What she doesn’t know might kill her…
Lisa Ashton receives a last-minute reprieve from death two weeks before her birthday. Regaining consciousness, she is horrified to learn one of her friends has been killed – and saved her life.
As she recovers, she uncovers a trail of carefully guarded reputations, disturbing rumours, and lies. Soon, Lisa begins to wonder if one of her friends is hiding a terrible secret.
Because five of them entered the escape room that day, and only four got out alive.
And someone is determined to cover their tracks before she can find out the truth.
Can Lisa find the killer before someone else dies?
The Friend Who Lied: a twisted psychological thriller from USA Today bestseller Rachel Amphlett – perfect for fans of The Hunting Party by Lucy Foley and Friend Request by Laura Marshall.
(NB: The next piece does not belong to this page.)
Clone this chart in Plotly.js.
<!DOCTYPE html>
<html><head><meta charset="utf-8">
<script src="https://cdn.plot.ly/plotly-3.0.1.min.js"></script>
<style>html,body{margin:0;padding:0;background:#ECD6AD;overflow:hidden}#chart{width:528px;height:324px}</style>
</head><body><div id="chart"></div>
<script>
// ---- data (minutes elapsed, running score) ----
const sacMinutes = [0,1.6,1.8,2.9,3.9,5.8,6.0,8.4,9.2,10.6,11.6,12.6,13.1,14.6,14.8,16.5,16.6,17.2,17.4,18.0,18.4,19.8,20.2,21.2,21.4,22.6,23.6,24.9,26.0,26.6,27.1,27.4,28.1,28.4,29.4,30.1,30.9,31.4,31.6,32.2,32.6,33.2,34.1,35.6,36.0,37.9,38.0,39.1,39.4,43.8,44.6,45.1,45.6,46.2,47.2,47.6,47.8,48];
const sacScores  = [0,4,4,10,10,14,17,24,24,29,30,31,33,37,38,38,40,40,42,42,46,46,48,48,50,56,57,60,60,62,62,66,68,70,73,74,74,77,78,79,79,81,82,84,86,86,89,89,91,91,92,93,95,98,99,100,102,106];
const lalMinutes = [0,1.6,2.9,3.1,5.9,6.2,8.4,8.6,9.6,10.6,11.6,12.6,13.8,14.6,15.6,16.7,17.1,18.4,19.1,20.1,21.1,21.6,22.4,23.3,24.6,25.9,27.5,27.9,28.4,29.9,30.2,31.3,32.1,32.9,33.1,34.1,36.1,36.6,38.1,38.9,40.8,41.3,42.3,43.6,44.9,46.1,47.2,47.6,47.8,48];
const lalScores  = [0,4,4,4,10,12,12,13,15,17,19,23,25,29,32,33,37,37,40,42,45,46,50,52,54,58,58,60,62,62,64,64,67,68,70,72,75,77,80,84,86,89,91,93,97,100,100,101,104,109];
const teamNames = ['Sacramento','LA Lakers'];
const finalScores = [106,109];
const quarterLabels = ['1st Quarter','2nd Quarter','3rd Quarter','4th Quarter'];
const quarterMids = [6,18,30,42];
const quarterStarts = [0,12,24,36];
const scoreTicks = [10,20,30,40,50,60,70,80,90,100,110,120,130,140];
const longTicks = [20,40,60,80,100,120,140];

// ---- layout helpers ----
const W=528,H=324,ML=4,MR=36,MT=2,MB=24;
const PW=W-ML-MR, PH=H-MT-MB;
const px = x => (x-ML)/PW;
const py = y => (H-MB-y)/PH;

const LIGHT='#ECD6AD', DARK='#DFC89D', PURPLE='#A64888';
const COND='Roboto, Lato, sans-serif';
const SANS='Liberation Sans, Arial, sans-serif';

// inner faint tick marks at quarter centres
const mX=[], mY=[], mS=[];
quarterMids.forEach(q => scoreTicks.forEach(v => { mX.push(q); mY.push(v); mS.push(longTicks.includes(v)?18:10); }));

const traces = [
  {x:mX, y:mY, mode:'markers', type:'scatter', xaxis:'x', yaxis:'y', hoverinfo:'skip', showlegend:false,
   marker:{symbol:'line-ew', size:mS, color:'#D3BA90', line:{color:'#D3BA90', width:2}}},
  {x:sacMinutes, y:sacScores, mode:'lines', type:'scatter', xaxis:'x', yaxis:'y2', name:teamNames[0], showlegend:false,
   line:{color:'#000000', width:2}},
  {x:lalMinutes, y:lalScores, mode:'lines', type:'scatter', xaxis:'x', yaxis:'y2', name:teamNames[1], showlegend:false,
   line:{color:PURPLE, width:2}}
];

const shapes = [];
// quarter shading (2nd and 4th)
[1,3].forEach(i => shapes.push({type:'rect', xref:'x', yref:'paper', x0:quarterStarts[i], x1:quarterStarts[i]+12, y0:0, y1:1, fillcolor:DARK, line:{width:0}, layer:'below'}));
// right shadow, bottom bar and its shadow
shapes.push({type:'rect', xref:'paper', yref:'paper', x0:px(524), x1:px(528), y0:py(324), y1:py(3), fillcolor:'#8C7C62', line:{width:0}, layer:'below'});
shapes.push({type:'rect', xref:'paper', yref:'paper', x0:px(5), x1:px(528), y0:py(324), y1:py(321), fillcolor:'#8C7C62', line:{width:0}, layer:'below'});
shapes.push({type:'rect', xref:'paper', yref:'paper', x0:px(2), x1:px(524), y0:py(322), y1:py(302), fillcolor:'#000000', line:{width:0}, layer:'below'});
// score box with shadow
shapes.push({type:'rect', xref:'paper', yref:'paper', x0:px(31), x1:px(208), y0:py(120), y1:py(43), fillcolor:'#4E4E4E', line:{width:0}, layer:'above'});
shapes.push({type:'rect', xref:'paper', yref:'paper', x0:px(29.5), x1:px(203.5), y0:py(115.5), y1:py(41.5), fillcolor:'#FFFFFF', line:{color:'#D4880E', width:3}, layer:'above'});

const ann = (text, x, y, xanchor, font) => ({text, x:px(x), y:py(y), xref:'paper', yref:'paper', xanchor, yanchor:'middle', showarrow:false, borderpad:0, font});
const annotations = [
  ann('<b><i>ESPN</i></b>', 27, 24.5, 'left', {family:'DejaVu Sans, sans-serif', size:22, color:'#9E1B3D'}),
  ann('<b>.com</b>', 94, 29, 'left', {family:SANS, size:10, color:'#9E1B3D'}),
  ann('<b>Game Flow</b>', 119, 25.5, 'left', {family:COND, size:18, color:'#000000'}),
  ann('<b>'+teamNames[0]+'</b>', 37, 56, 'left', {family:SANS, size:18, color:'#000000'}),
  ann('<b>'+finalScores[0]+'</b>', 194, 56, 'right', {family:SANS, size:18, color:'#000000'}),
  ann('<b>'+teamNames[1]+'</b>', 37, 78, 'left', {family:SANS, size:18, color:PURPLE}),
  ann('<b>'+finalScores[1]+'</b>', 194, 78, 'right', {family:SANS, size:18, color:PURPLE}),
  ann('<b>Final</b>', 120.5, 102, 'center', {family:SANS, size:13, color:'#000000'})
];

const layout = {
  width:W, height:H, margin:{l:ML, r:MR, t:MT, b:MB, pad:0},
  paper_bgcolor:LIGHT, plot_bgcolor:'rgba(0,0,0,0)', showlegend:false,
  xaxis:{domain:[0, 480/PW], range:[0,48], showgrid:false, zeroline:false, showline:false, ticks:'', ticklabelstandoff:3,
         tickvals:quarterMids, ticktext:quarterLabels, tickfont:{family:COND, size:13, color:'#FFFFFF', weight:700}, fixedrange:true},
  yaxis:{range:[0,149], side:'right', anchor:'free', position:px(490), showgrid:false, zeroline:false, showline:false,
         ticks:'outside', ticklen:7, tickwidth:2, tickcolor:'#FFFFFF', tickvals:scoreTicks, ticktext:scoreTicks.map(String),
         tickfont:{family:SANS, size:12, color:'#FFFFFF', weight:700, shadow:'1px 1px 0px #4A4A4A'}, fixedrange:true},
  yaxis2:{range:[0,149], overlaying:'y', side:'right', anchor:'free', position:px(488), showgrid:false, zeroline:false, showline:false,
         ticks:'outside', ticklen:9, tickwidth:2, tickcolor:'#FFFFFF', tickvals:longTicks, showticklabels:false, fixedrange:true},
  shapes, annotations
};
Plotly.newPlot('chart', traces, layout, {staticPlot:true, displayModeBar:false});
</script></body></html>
What’s the difference between writing a thriller and a psychological thriller?
For the past eight years, I’ve been writing and publishing on a regular basis – three books a year since 2015, in fact.
Those books have included espionage series, standalone action adventure novels, and a popular police procedural series.
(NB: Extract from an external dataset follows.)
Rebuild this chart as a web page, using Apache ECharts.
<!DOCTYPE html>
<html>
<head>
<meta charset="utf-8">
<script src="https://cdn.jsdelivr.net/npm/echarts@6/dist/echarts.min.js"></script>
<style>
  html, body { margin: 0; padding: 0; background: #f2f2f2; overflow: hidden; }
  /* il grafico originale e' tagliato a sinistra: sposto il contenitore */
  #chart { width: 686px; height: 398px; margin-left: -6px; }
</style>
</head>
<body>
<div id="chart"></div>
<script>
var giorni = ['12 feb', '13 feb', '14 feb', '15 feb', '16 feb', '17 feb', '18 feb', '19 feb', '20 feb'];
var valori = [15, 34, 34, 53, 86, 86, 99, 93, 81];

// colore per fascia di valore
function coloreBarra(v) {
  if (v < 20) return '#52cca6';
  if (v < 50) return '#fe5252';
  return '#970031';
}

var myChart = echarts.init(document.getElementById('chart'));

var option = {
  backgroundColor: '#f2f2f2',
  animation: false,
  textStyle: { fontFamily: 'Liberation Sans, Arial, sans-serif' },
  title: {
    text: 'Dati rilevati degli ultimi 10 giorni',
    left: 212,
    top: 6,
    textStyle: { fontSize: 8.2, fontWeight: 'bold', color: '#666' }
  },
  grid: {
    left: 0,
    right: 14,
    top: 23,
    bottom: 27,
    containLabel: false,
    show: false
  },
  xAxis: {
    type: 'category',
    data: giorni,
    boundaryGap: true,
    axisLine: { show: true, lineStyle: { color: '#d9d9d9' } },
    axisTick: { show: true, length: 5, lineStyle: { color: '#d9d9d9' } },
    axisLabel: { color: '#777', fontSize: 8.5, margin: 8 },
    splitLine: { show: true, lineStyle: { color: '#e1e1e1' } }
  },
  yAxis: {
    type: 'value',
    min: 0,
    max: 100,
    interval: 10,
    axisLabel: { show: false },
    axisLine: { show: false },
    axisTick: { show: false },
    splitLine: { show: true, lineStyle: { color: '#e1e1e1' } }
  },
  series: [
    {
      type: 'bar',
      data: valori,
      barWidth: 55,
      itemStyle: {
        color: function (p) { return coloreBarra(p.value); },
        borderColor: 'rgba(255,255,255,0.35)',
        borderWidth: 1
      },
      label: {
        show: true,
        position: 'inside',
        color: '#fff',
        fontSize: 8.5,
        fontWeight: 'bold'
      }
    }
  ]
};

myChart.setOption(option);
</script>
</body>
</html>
With The Friend Who Lied, I’ve taken my first foray into the world of psychological thrillers – and I can’t get enough.
All thrillers have an element of psychology about them, particularly motive – what causes a character to do what they do.
I’ve always said that every single one of my characters has to have a motive, even if that character doesn’t have a lead role.
When my Detective Kay Hunter is interviewing a witness, that witness has a motive for what he (or she) tells the police – for example, he might not want to tell the police everything that he saw take place in case it implicates him, or he might be worried about repercussions if the bad guy finds out who grassed him up.
When it came to writing The Friend Who Lied however, those motives were amplified and heightened by something else.
With police procedurals, there’s a lot of plot the characters have to convey through their actions and words. The outcome (usually) is that the bad guy is caught and the detective sees justice served for the victim.
With a psychological thriller however, it’s often what is going through the characters’ minds that dictate the pace and the way the story unfolds.
The fun comes with having different characters with different viewpoints and opinions about what is happening to them, and how they react to the situation they find themselves in.
Do they become defensive, angry, or stubborn?
Or perhaps they panic, lie, or run?
It’s that fight or flight instinct we hear so much about.
We writers love it – using heightened emotions in psychological thrillers gives us plenty to throw at our characters to see how they’re going to survive the situations we put them in!